Corn losses tallied at $2.5 million
First the drought hit area fields.
Now it's hitting the area's economy.
Rick Abel, Leavenworth County executive director of Farm Service Agency, estimated that this year's corn yields will be about half that of normal, which translates into a $2.5 million strike against the county's economy.
About 20,000 acres of Leavenworth County farmland were planted to corn.
"On a good year with 20,000 acres, if you could produce 110 bushels on the average at $2.40 per bushel, you'd be looking at bringing in about $5 million," Abel said.
Unfortunately, the summer's drought virtually destroyed other late crops as well.
"If you throw soybeans in there too and the little bit of milo we got, it's much more significant," Abel said.
By the time the late August rains fell, it was too late to save the county's 45,000 acres of soybeans.
"You're looking at normally a $10 million bean crop for the county," Abel said. "We'll probably be lucky to make $3 million this year."
In June, the corn looked beautiful. Lush thick green rows of corn lined roadways and provided plenty of ears for home-cooked meals.
Then, in late July after a month with no rain, the drought-stricken corn stalks turned white.
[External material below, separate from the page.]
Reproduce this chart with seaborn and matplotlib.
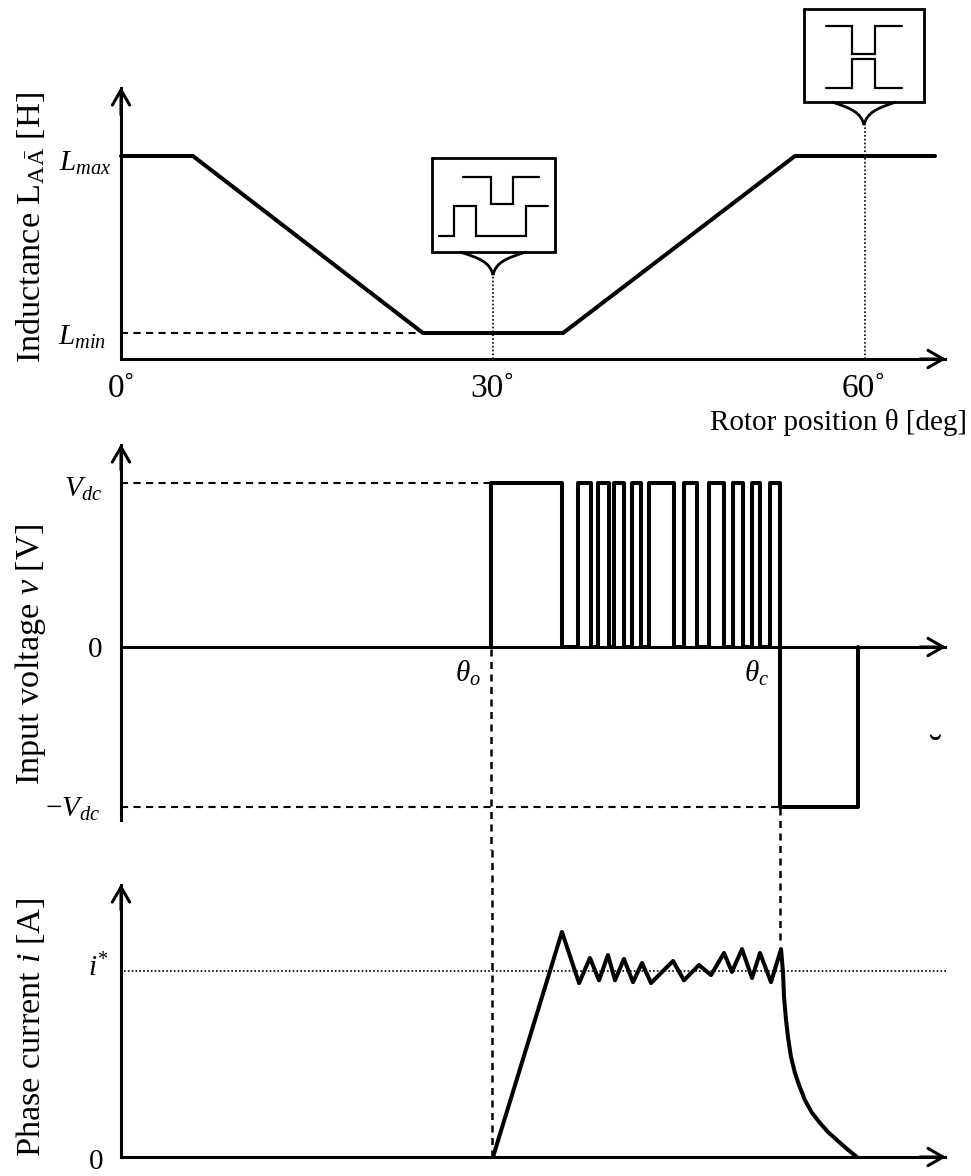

With little hope of a decent harvest, many farmers chopped the desiccated corn plants for silage.
And after late August rains drenched fields with six inches of water, a fungus struck, turning cornstalks, and everything that touches the fields, black.
Despite the dust that swells in thick black clouds around combines harvesting what's left, there is a crop, although smaller than expected.
It could have been worse, Abel said.
"I think Leavenworth County is probably better off than Atchison County," Abel said. "The western half of Atchison County is just about a wasteland."
Leon Stites, Leavenworth County extension agent, said the 50- to 100-bushel yields aren't what they could have been.
"In this part of the country, if you're running 155 to 175 bushels, it would be a pretty good corn year," Stites said.
Of the fungus striking the crops, Stites said it won't damage the kernels.
"At this point, it really doesn't hurt anything, except to make it messy to harvest," said Stites, who has been out checking corn in the fields. "In the field I was in, you couldn't even see the combine for all the dust coming upon you. Most of that dust is mold spores."
Jim Grinter, who farms near Reno, has seen yields ranging from 50 bushes to 90 and 100 per acre.
"If you planted early maturing corn, you've got some fairly decent corn," he said. "If you planted a full season corn, it's not yielding very well. It just wasn't as far along as the early maturing corn was when it died."